Hagedorn of the Smithsonian Conservation Biology Institute has been working for 12 years to save coral reefs, which are some of the most delicate and important ecosystems in our oceans. “For me personally, the “Washed Ashore” exhibit really brought to light, in a beautiful way, just how disgusting all the garbage that pervades our oceans is,” Hagedorn says.
The exhibit has helped bring attention to and spark conversation about the cause Hagedorn has dedicated her life to: helping to conserve our oceans’ marine life. “I think that the sculptures are really beautiful, and they connect with people’s emotions, especially kids.”
Not only do kids get the opportunity to learn about individual sea creatures, but they are also able to identify everyday objects that make up the sculpture, and they quickly realize that flip-flops and bottle caps don’t belong in the sea. The sculptures serve as a sort of “I Spy” or “Find-It” game, engaging the children visually. The marlins, sharks, fish, and whalebones are colorful conversation starters between parents and children, scientists and the public. The shark looks not so much like something to fear, but an animal worth saving.

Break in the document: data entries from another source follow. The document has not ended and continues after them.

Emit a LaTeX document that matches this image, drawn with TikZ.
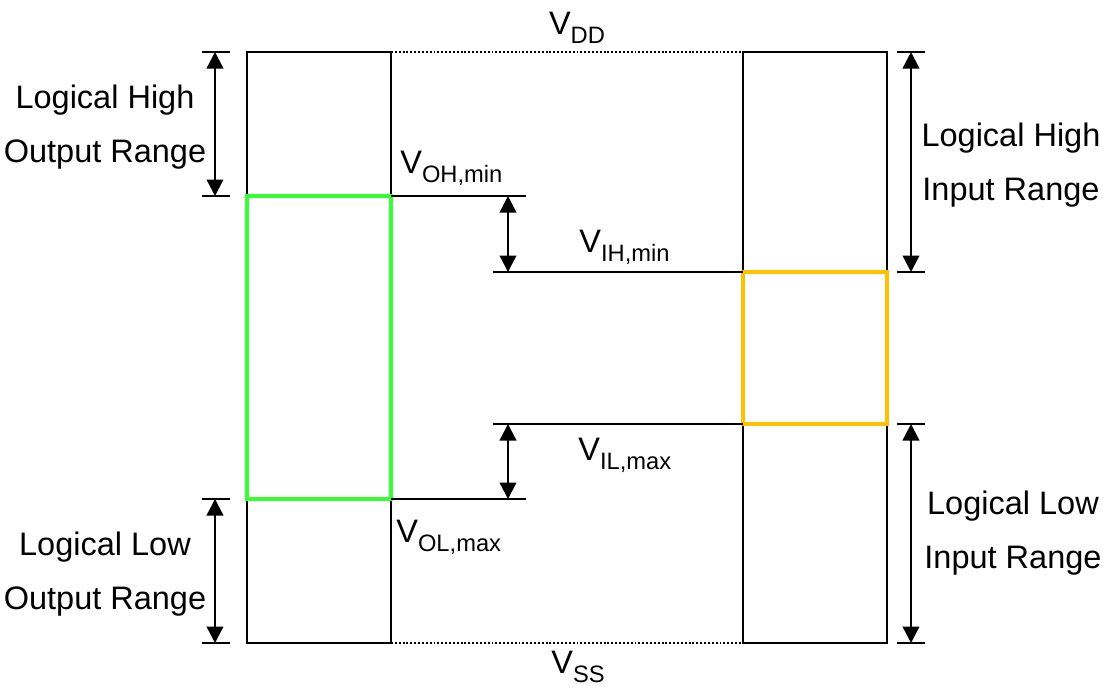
\documentclass[tikz,border=0pt]{standalone}
\usepackage{fontspec}
\setmainfont{Liberation Sans}
\usetikzlibrary{arrows.meta, positioning, calc}
\definecolor{levelGreen}{HTML}{33FF33}
\definecolor{levelOrange}{HTML}{FFC000}
\newcommand{\volt}[1]{V\raisebox{-5.5pt}{\fontsize{13.5}{14}\selectfont #1}}
\tikzset{
  wire/.style={line width=1.35pt, black},
  dotwire/.style={line width=1.35pt, dash pattern=on 1.1pt off 1.1pt},
  span/.style={{Triangle[length=3.3mm,width=3.3mm]}-{Triangle[length=3.3mm,width=3.3mm]}, line width=1.35pt},
  band/.style={line width=2.6pt},
  lbl/.style={align=center, inner sep=0pt, font=\fontsize{18.5}{31}\selectfont},
  vlbl/.style={inner sep=0pt, font=\fontsize{18.5}{20}\selectfont},
}

\begin{document}
\begin{tikzpicture}[x=0.02cm, y=-0.02cm]
  \useasboundingbox (0,0) rectangle (1103,694);
  % columns
  \draw[wire] (247,52) rectangle (391,643);
  \draw[wire] (743,52) rectangle (887,643);
  \draw[band, levelGreen] (247,196) rectangle (391,499);
  \draw[band, levelOrange] (743,272) rectangle (887,424);
  \draw[dotwire] (391,52) -- (743,52);
  \draw[dotwire] (391,643) -- (743,643);
  % levels
  \draw[wire] (391,196) -- (526,196); \draw[wire] (493,272) -- (743,272);
  \draw[wire] (493,424) -- (743,424); \draw[wire] (391,499) -- (526,499);
  \foreach \y in {52,196,499,643} \draw[wire] (202,\y) -- (230,\y);
  \foreach \y in {52,272,424,643} \draw[wire] (897,\y) -- (925,\y);
  % arrow ends
  \coordinate (oh1) at (215,52);  \coordinate (oh2) at (215,196);
  \coordinate (ol1) at (215,499); \coordinate (ol2) at (215,643);
  \coordinate (ih1) at (911,52);  \coordinate (ih2) at (911,272);
  \coordinate (il1) at (911,424); \coordinate (il2) at (911,643);
  \coordinate (nh1) at (508,196); \coordinate (nh2) at (508,272);
  \coordinate (nl1) at (508,424); \coordinate (nl2) at (508,499);
  \draw[span] (oh1) -- (oh2); \draw[span] (ol1) -- (ol2);
  \draw[span] (ih1) -- (ih2); \draw[span] (il1) -- (il2);
  \draw[span] (nh1) -- (nh2); \draw[span] (nl1) -- (nl2);
  % labels
  \node[lbl] (outHi) at (105,127) {Logical High\\Output Range};
  \node[lbl] (outLo) at (105,574) {Logical Low\\Output Range};
  \node[lbl] (inHi) at (1011,165) {Logical High\\Input Range};
  \node[lbl] (inLo) at (1013,533) {Logical Low\\Input Range};
  \node[vlbl, anchor=base] (vDD) at (577,34) {\volt{DD}};
  \node[vlbl, anchor=base] (vSS) at (578,673) {\volt{SS}};
  \node[vlbl, anchor=base west] (vOH) at (400,173) {\volt{OH,min}};
  \node[vlbl, anchor=base west] (vIH) at (579,252) {\volt{IH,min}};
  \node[vlbl, anchor=base west] (vIL) at (578,460) {\volt{IL,max}};
  \node[vlbl, anchor=base west] (vOL) at (396,542) {\volt{OL,max}};
\end{tikzpicture}
\end{document}
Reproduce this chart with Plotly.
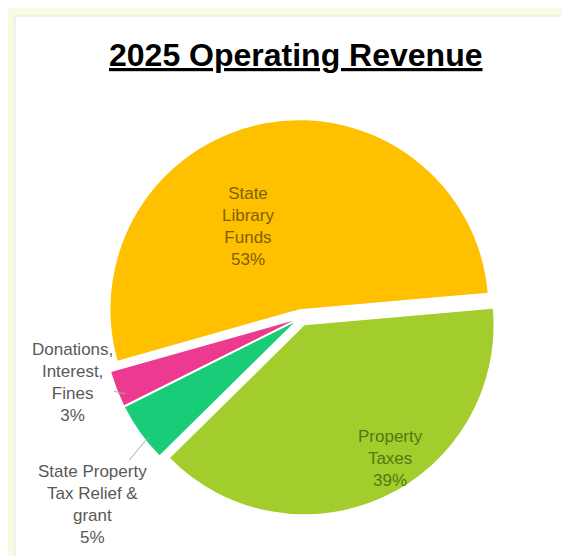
import math
import plotly.graph_objects as go

# ---- data ----
categories = ["Property Taxes", "State Property Tax Relief & grant",
              "Donations, Interest, Fines", "State Library Funds"]
values = [39, 5, 3, 53]
display_text = ["Property<br>Taxes", "State Property<br>Tax Relief &<br>grant",
                "Donations,<br>Interest,<br>Fines", "State<br>Library<br>Funds"]
colors = ["#A3CD2C", "#19CC78", "#EC3A90", "#FFC000"]
label_colors = ["#4F7A12", "#595959", "#595959", "#7F6000"]
outside_slices = [1, 2]
title_text = "2025 Operating Revenue"

# ---- layout settings (pixels) ----
W, H = 570, 556
pull = 0.045
rotation = 85
dom_x = [0.1675, 0.8605]
dom_y = [0.088, 0.7984]
label_centers = {0: (382, 450), 1: (84, 496), 2: (64, 374), 3: (240, 218)}
label_sizes = {0: 17, 1: 17, 2: 17, 3: 17}

fig = go.Figure(go.Pie(
    labels=categories,
    values=values,
    textinfo="none",
    marker=dict(colors=colors, line=dict(width=0)),
    sort=False,
    direction="clockwise",
    rotation=rotation,
    pull=pull,
    showlegend=False,
    domain=dict(x=dom_x, y=dom_y),
    hoverinfo="label+percent",
))

# pie geometry (pixels) for the leader lines of outside labels
cx = (dom_x[0] + dom_x[1]) / 2 * W + 6
cy = (1 - (dom_y[0] + dom_y[1]) / 2) * H + 6
R = min((dom_x[1] - dom_x[0]) * W, (dom_y[1] - dom_y[0]) * H) / (2 * (1 + pull))
total = sum(values)
cum = 0
for i, v in enumerate(values):
    start = cum
    cum += v
    pct = round(v / total * 100)
    txt = f"{display_text[i]}<br>{pct}%"
    lx, ly = label_centers[i]
    font = dict(family="Liberation Sans, Arial, sans-serif", size=label_sizes[i],
                color=label_colors[i])
    if i in outside_slices:
        mid = rotation + (start + v / 2) / total * 360
        a = math.radians(mid)
        d = R * (1 + pull) - 3
        px = cx + d * math.sin(a)
        py = cy - d * math.cos(a)
        fig.add_annotation(
            x=px / W, y=1 - py / H, xref="paper", yref="paper",
            text=txt, showarrow=True, arrowhead=0, arrowwidth=1,
            arrowcolor="#A6A6A6", ax=lx - px, ay=ly - py, standoff=0,
            font=font, align="center",
        )
    else:
        fig.add_annotation(
            x=lx / W, y=1 - ly / H, xref="paper", yref="paper",
            text=txt, showarrow=False, font=font, align="center",
            xanchor="center", yanchor="middle",
        )

fig.add_annotation(
    x=287 / W, y=1 - 47 / H, xref="paper", yref="paper",
    text=f"<b><u>{title_text}</u></b>", showarrow=False,
    font=dict(family="Liberation Sans, Arial, sans-serif", size=32, color="#000000"),
    xanchor="center", yanchor="middle",
)

fig.add_shape(type="rect", xref="paper", yref="paper",
              x0=7 / W, x1=563 / W, y0=-0.01, y1=1 - 8 / H,
              fillcolor="#FFFFFF", line=dict(color="#E6E6E6", width=1), layer="below")

fig.update_layout(
    width=W, height=H,
    margin=dict(l=0, r=0, t=0, b=0),
    paper_bgcolor="#FAFAE0",
    plot_bgcolor="#FFFFFF",
)

fig.write_html("out.html")
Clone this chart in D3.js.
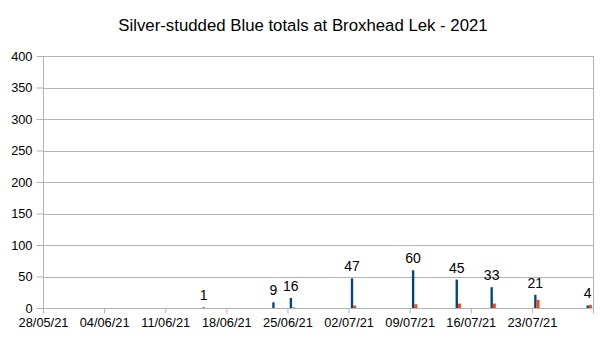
<!DOCTYPE html>
<html>
<head>
<meta charset="utf-8">
<script src="https://cdn.jsdelivr.net/npm/d3@7"></script>
<style>
  body { margin: 0; background: #fff; }
  svg text { font-family: "Liberation Sans", Arial, sans-serif; fill: #000; }
  .grid line, .axis line, .axis path { stroke: #b3b3b3; }
</style>
</head>
<body>
<div id="canvas"></div>
<script>
// counts per survey date
var dates = ["2021-06-15","2021-06-23","2021-06-25","2021-07-02","2021-07-09","2021-07-14","2021-07-18","2021-07-23","2021-07-29"];
var blueVals = [1, 9, 16, 47, 60, 45, 33, 21, 4];
var orangeVals = [0, 0, 1, 4, 6, 7, 7, 13, 5];
var yTicks = [0, 50, 100, 150, 200, 250, 300, 350, 400];
var xStart = "2021-05-28", xEnd = "2021-07-30";
var title = "Silver-studded Blue totals at Broxhead Lek - 2021";

var W = 604, H = 340;
var m = {t:56, r:11, b:32, l:43},
    w = W - m.l - m.r,
    h = H - m.t - m.b;

var parse = d3.utcParse("%Y-%m-%d"),
    fmt = d3.utcFormat("%d/%m/%y");

var svg = d3.select("#canvas").append("svg")
    .attr("width", W).attr("height", H);

svg.append("text")
    .attr("x", W/2 + 1).attr("y", 31)
    .attr("text-anchor", "middle")
    .style("font-size", "16.8px")
    .text(title);

var plot = svg.append("g")
    .attr("transform", "translate(" + m.l + "," + m.t + ")");

var x = d3.scaleUtc().domain([parse(xStart), parse(xEnd)]).range([0, w]);
var y = d3.scaleLinear().domain([0, 400]).range([h, 0]);

// gridlines
plot.append("g").attr("class", "grid")
    .selectAll("line").data(yTicks).enter().append("line")
    .attr("x1", 0).attr("x2", w)
    .attr("y1", function(d){ return Math.round(y(d)) + 0.5; })
    .attr("y2", function(d){ return Math.round(y(d)) + 0.5; });

// right border
plot.append("line")
    .attr("x1", w + 0.5).attr("x2", w + 0.5)
    .attr("y1", 0).attr("y2", h)
    .style("stroke", "#b3b3b3");

// y axis
var yAxis = plot.append("g").attr("class", "axis")
    .attr("transform", "translate(0.5,0)")
    .call(d3.axisLeft(y).tickValues(yTicks).tickSize(7).tickPadding(4));
yAxis.select(".domain").remove();
yAxis.append("line").attr("y1", 0).attr("y2", h).style("stroke", "#b3b3b3");
yAxis.selectAll("text").style("font-size", "12.8px");

// x axis, weekly ticks
var xTicks = d3.utcDay.range(parse(xStart), d3.utcDay.offset(parse(xEnd), 1), 7);
var xAxis = plot.append("g").attr("class", "axis")
    .attr("transform", "translate(0," + (h + 0.5) + ")")
    .call(d3.axisBottom(x).tickValues(xTicks).tickSize(5).tickPadding(4)
        .tickFormat(function(d, i){ return i < xTicks.length - 1 ? fmt(d) : ""; }));
xAxis.select(".domain").attr("d", "M0,0H" + w);
xAxis.selectAll("text").style("font-size", "12.8px");

var data = dates.map(function(d, i){
    return {date: parse(d), b: blueVals[i], o: orangeVals[i]};
});

var dayW = x(d3.utcDay.offset(parse(xStart), 1)) - x(parse(xStart));

var nodes = plot.selectAll(".node").data(data).enter()
    .append("g").attr("class", "node")
    .attr("transform", function(d){ return "translate(" + x(d.date) + ",0)"; });

nodes.append("rect")
    .attr("x", dayW * 0.26).attr("width", dayW * 0.27)
    .attr("y", function(d){ return y(d.b); })
    .attr("height", function(d){ return h - y(d.b); })
    .style("fill", "#004586");

nodes.append("rect")
    .attr("x", dayW * 0.53).attr("width", dayW * 0.34)
    .attr("y", function(d){ return y(d.o); })
    .attr("height", function(d){ return h - y(d.o); })
    .style("fill", "#ff420e");

nodes.append("text")
    .attr("x", dayW * 0.39)
    .attr("y", function(d){ return y(d.b) - 7; })
    .attr("text-anchor", "middle")
    .style("font-size", "14px")
    .text(function(d){ return d.b; });
</script>
</body>
</html>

“I want to use the power of the arts to bring it to people so that they will not ignore it. And they will want their picture taken next to it and they will talk about it. Then they’ll want to know more and we can educate them,” Pozzi says.
When asked what we can do to help save the ocean, Hagedorn doesn’t hesitate. “Obviously the exhibit is about plastic, so stop using and throwing out plastic bags. But more importantly, eating less meat each week really helps our oceans. Eating less meat on a weekly basis cuts down enormously on a person’s carbon footprint. This is due to the methane the animals produce and the inefficiencies in growing their food. Although pollution is an important issue for the oceans, climate change caused by our overuse of fossil fuels is changing our entire planet. Even though it is a global issue, by changing our personal patterns, we can effect global patterns enormously.”
“Washed Ashore: Art to Save the Sea” will run at the National Zoo through September 5, 2016. To see more of Washed Ashore, check out Pozzi’s “Turtle Ocean,” currently on display in Ocean Hall at the Smithsonian’s National Museum of Natural History.